Union leaders representing state firefighters say they’ll launch a media blitz, the opening move in an effort to boost member pay before their contract ends in 2017.
Their central claim: “We’re not sure if the general public knows that we have seasonal firefighters making $10 an hour,” a director for Local 2881 told The Sacramento Bee (“California state firefighters take pay complaints public”; Sacbee, July 1).
We’re supposed to be shocked by the thought of public-safety workers risking their lives in exchange for the lowest hourly pay allowed by state law.
But there are several problems with that claim.
Seasonal firefighters are by definition hired temporarily to stretch capacity during the demanding fire season. Requirements are minimal: Applicants must be at least 18, able to “live compatibly in a fire station with others,” and know “good physical work methods.”

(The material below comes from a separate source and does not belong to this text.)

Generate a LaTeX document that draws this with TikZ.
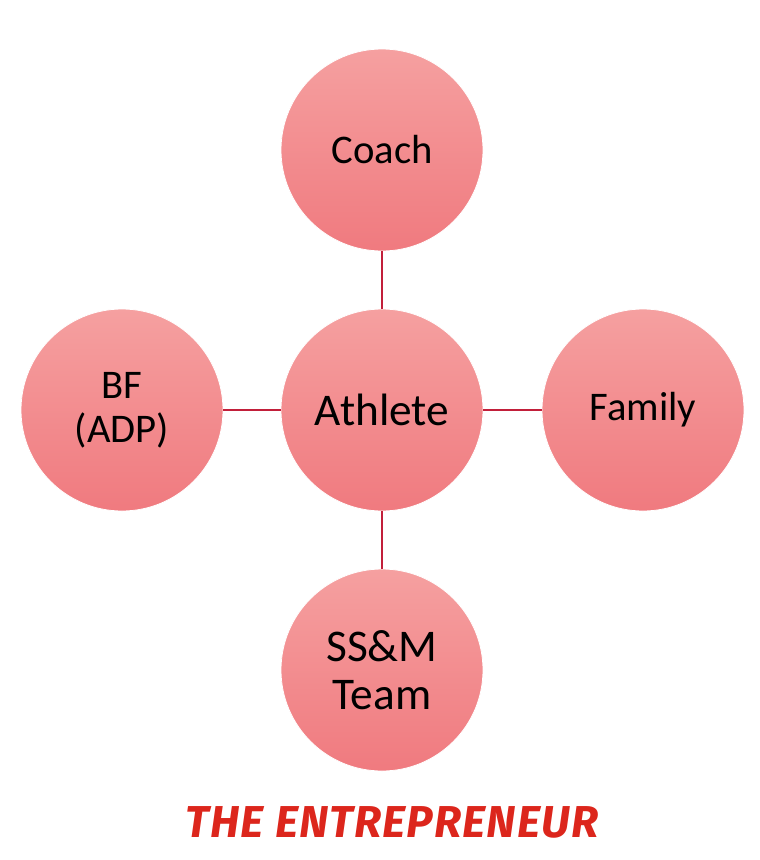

CalFire portrays seasonal work as a kind of internship leading to generous full-time jobs. On one hand, you’re paid $10 an hour; on the other, you get that for each 72-hour shift – three days during which nothing (or everything) may happen. At the end of it, there’s the chance you’ll win lifetime employment with Cal Fire or another department, and retire after 30 years with a six-figure pension.

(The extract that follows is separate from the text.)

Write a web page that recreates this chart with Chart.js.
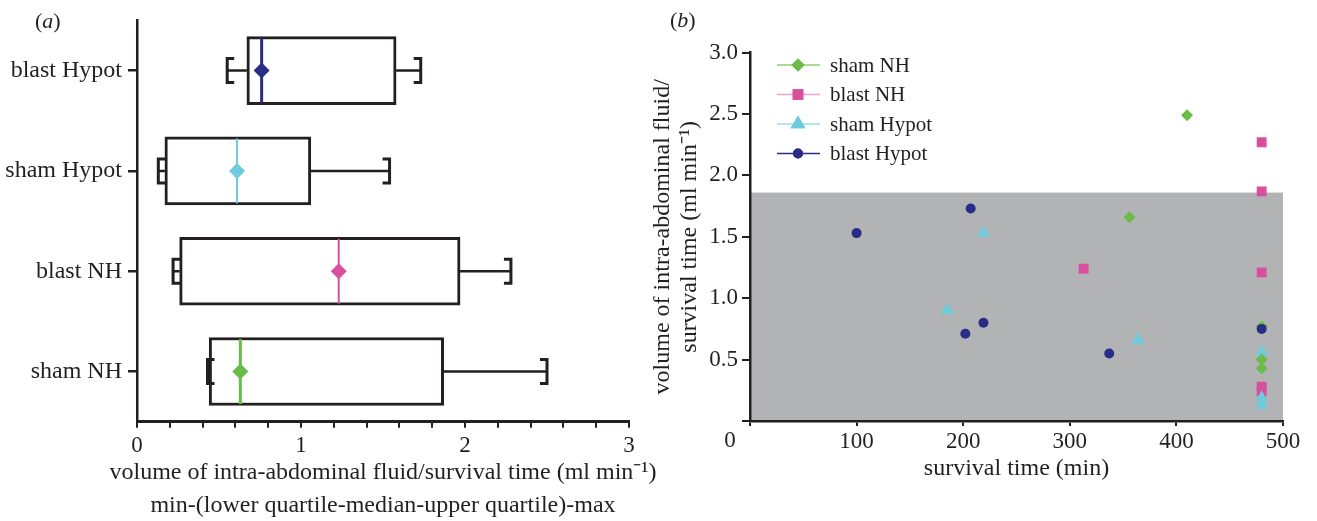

So it’s no surprise that applications for seasonal work are so plentiful that CalFire accepts sign-ups for just three months, from Nov. 1 through Jan. 31.
Commenters on The Bee story included three union supporters who can be identified as firefighters. In 2014, the latest year for which such data is available, they earned $92,417; $104,114; and $166,154.
Looking around the state at their counterparts in wealthier departments has to be a shock to the average CalFire employee. Search “firefighter” on the Transparent California website, and you’ll find hundreds of public-safety employees in other agencies earning over $200,000 per year.
The answer to that moral and financial outrage is not to make CalFire employees wealthy, too.